** Task goal **
In the records below, find the line that contains "Reproduce this chart with Plotly." and the line that contains "13.4, 14.45, 15.5, 16.6, 17.65, 18.7, 19.35, 20.0]"; write out exactly those two lines and everything between them, without the pictures.

Charts and diagrams as code
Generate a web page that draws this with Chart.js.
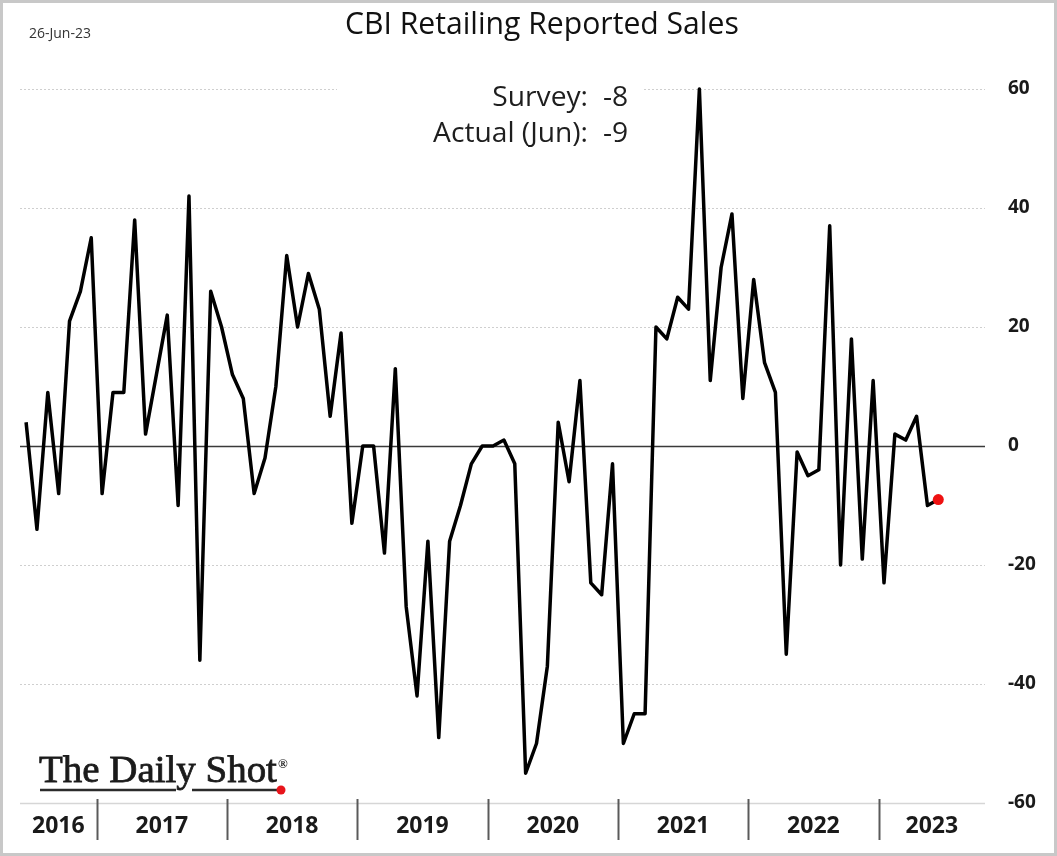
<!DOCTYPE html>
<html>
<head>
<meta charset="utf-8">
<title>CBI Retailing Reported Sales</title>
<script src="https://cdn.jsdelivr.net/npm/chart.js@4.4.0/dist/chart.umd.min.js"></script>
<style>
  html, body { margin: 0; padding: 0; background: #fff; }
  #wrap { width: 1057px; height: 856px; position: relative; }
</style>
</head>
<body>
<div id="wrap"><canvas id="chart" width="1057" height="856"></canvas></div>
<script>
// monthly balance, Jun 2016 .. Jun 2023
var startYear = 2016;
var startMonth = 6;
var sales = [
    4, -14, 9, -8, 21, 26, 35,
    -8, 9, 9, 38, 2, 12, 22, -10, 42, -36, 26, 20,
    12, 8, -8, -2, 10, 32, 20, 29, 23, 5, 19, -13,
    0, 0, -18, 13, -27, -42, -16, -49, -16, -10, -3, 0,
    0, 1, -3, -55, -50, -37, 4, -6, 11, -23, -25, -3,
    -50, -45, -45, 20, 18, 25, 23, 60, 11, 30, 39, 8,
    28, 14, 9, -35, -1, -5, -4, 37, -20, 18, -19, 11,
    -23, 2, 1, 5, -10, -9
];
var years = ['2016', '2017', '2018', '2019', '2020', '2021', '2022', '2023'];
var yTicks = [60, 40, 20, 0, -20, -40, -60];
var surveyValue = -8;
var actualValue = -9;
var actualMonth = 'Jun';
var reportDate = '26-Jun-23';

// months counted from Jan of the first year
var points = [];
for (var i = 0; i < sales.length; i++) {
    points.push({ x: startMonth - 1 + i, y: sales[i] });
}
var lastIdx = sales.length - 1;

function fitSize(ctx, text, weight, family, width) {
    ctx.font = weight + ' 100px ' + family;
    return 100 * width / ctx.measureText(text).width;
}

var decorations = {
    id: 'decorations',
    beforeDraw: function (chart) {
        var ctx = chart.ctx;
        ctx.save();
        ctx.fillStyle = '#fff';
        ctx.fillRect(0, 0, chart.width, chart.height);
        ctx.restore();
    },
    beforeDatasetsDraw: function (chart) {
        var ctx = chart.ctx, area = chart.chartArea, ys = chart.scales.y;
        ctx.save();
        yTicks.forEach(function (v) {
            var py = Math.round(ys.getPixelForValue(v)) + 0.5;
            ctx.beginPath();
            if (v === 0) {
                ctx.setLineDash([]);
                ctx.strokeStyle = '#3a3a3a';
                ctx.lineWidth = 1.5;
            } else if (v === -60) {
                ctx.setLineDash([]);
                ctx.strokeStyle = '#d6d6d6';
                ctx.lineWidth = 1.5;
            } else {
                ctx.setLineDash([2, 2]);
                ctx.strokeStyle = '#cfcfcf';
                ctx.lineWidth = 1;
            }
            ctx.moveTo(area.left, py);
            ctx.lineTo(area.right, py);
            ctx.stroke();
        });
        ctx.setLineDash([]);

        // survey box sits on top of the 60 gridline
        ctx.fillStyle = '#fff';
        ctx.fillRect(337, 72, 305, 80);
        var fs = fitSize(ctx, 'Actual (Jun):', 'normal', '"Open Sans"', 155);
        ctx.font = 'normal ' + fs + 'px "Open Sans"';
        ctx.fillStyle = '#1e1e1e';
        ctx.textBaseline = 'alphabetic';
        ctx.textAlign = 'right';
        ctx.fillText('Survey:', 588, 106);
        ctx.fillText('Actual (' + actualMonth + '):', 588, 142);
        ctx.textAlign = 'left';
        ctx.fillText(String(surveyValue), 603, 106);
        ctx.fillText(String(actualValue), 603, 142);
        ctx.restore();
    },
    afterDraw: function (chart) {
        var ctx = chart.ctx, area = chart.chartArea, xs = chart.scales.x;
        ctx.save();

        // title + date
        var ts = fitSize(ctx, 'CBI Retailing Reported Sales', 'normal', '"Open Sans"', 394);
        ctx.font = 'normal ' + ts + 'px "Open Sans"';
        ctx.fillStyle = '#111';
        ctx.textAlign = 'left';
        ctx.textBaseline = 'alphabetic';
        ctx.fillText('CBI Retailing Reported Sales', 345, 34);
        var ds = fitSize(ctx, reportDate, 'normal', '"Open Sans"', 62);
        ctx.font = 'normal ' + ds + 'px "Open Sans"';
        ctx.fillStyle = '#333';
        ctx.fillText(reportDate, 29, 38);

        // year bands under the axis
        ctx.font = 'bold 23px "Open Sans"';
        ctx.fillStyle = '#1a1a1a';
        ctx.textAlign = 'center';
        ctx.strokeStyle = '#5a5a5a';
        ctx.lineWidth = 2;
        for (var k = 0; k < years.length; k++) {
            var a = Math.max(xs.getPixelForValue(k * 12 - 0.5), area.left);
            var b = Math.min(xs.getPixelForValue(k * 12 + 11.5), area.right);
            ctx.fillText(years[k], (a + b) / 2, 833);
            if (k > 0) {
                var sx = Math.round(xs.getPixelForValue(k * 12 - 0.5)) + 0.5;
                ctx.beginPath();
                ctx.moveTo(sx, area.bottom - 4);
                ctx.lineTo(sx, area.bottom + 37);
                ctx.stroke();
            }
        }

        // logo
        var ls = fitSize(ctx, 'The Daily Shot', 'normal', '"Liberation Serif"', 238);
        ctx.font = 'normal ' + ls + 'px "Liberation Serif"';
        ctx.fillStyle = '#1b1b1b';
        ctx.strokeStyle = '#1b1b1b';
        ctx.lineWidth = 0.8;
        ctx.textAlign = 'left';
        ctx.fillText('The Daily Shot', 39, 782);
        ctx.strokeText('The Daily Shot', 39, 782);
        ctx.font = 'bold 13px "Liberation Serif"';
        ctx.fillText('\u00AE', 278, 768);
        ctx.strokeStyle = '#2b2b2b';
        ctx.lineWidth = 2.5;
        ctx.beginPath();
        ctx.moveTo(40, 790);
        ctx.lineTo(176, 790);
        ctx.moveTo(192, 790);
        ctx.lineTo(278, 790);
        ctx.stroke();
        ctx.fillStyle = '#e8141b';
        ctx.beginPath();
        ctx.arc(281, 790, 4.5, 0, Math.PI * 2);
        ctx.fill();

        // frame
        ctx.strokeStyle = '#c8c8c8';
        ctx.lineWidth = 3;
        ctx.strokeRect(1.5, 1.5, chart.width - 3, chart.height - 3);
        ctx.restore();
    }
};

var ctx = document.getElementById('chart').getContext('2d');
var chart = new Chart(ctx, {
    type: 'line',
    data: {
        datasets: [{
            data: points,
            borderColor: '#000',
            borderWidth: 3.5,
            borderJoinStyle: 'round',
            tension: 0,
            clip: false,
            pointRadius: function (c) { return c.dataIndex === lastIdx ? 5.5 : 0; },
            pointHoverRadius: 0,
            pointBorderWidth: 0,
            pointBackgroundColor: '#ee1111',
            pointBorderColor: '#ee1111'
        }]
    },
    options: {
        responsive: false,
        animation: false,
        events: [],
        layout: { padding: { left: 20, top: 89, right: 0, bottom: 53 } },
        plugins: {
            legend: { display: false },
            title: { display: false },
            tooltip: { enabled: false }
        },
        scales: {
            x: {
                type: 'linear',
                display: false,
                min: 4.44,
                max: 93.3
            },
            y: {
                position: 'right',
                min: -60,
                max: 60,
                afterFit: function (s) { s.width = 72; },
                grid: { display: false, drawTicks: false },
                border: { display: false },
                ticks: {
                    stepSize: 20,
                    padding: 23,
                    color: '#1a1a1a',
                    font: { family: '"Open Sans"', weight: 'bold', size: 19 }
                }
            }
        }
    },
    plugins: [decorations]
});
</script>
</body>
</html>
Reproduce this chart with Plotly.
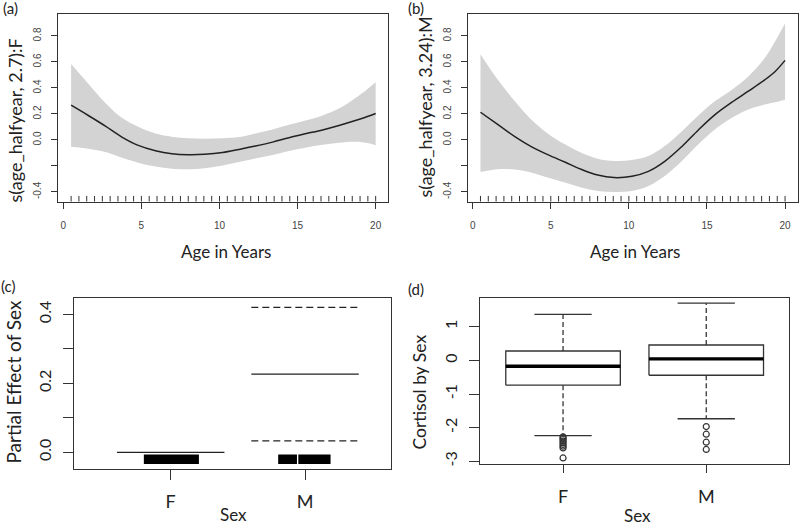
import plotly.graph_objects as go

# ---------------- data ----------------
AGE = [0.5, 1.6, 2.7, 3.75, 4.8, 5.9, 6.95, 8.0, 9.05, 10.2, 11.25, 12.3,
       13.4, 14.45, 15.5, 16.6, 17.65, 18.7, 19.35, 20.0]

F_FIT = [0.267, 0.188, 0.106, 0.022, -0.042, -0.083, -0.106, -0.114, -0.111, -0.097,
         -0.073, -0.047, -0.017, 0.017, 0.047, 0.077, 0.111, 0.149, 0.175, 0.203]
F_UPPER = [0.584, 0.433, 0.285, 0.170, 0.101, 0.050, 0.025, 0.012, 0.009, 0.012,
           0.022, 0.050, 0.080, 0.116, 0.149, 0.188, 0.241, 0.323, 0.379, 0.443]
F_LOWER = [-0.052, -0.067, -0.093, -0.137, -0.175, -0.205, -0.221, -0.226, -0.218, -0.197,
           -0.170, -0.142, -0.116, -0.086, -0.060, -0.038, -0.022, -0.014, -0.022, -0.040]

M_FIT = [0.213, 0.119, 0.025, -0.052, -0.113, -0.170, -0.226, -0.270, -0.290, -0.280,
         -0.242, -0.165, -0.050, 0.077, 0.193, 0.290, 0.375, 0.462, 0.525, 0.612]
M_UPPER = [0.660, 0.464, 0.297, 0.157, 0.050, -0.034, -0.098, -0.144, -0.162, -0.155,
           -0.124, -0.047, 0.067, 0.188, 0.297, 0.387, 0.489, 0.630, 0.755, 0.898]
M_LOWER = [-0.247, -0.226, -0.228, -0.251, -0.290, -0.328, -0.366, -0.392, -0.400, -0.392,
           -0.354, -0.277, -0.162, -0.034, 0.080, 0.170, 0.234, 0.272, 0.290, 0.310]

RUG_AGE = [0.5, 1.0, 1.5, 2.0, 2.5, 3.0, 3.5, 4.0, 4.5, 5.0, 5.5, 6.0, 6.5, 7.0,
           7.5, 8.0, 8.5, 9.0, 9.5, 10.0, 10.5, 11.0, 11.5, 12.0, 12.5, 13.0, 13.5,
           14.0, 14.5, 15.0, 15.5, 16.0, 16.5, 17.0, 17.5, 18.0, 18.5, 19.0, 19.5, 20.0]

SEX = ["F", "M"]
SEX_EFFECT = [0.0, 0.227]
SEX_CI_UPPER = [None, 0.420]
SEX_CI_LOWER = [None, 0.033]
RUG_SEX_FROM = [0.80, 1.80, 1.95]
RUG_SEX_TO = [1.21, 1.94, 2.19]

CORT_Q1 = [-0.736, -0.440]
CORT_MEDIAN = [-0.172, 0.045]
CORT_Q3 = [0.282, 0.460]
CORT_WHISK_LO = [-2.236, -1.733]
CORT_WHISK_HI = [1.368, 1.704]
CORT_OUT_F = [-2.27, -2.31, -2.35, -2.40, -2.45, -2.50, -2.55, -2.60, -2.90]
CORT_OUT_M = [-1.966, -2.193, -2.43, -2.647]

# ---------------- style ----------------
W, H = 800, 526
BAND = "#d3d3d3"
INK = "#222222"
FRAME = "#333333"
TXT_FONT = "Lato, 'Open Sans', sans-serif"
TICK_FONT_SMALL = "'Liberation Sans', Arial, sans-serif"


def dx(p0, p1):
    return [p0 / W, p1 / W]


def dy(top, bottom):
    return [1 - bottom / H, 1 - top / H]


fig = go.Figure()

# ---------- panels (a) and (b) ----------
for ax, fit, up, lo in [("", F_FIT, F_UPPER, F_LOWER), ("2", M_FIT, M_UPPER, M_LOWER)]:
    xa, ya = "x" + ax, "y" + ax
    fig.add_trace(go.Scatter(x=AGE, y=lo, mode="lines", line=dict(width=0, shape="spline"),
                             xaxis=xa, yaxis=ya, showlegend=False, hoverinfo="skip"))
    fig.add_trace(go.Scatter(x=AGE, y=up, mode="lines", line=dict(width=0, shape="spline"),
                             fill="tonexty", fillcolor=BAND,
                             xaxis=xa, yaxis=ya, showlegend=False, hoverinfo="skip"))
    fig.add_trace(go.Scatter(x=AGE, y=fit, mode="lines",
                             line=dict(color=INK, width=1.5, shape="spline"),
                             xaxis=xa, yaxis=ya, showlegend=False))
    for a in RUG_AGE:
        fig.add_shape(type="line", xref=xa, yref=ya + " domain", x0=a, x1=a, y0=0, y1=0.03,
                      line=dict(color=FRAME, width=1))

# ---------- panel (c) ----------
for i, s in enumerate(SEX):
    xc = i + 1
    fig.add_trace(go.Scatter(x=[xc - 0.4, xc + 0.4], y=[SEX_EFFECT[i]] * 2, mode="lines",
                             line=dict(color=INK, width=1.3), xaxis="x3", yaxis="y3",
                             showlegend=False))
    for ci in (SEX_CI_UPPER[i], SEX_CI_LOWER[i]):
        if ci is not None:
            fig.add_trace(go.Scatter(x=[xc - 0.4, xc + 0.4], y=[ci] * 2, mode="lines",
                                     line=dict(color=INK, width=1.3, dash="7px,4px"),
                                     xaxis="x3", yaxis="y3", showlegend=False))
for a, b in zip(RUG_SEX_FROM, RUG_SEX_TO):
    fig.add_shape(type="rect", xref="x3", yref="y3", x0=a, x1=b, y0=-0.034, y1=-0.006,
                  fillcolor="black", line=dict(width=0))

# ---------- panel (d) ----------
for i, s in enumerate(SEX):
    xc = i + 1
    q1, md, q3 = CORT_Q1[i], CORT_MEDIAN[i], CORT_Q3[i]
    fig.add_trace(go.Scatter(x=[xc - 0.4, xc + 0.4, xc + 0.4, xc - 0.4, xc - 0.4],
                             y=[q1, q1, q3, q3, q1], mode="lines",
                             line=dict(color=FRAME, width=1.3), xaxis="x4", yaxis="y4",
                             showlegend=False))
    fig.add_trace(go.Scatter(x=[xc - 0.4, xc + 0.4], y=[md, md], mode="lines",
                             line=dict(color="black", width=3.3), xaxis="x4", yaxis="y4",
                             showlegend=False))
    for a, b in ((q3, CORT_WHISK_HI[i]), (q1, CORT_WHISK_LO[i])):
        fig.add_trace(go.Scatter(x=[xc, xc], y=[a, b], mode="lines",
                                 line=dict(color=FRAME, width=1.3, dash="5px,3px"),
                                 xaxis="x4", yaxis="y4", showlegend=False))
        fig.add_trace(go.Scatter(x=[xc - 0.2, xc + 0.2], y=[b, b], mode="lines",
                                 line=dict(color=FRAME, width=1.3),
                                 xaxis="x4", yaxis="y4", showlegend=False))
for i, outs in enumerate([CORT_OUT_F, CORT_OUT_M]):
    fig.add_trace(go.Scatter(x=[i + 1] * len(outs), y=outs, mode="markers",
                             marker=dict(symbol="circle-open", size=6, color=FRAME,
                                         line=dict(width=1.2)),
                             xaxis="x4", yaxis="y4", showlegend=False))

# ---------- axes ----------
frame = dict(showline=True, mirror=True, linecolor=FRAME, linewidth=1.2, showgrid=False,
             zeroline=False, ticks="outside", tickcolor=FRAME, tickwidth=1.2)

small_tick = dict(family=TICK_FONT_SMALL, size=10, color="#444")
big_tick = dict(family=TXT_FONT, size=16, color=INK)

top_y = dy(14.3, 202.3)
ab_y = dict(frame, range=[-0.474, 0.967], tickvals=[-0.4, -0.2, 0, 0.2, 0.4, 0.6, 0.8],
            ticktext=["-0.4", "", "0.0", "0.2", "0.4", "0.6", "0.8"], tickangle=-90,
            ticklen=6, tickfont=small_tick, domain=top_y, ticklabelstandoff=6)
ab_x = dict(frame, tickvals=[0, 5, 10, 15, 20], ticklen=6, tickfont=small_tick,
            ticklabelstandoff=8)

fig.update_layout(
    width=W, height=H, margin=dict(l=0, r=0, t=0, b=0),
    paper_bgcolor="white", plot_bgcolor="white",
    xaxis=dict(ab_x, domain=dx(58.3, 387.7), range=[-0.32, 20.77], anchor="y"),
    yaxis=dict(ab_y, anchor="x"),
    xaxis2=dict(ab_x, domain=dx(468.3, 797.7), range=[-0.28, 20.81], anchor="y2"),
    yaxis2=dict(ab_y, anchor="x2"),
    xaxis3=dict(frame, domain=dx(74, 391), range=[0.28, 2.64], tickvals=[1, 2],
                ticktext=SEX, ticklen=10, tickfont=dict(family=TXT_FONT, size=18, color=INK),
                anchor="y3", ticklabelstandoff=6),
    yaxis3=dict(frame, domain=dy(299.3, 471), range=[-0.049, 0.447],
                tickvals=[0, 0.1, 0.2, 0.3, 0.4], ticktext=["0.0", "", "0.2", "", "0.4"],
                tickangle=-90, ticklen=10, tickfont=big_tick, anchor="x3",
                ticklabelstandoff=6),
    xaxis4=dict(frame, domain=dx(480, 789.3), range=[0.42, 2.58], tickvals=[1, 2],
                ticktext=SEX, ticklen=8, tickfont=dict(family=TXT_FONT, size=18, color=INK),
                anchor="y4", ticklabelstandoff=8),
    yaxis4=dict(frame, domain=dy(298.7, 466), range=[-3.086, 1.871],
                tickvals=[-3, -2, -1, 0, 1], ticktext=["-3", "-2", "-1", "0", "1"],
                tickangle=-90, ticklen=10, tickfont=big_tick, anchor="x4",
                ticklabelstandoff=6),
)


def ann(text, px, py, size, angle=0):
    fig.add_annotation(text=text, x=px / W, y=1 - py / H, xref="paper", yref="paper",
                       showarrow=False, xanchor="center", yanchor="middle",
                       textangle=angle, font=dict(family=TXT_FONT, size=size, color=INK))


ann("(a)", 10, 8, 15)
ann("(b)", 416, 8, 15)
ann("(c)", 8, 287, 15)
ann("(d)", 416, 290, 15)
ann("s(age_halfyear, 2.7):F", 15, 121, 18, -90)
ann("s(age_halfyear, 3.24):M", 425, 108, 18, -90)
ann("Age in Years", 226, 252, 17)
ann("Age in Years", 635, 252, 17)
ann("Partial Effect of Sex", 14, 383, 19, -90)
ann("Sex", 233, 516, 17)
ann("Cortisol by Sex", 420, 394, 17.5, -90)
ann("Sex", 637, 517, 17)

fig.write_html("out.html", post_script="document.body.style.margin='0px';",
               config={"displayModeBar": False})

** Solution **
Reproduce this chart with Plotly.
import plotly.graph_objects as go

# ---------------- data ----------------
AGE = [0.5, 1.6, 2.7, 3.75, 4.8, 5.9, 6.95, 8.0, 9.05, 10.2, 11.25, 12.3,
       13.4, 14.45, 15.5, 16.6, 17.65, 18.7, 19.35, 20.0]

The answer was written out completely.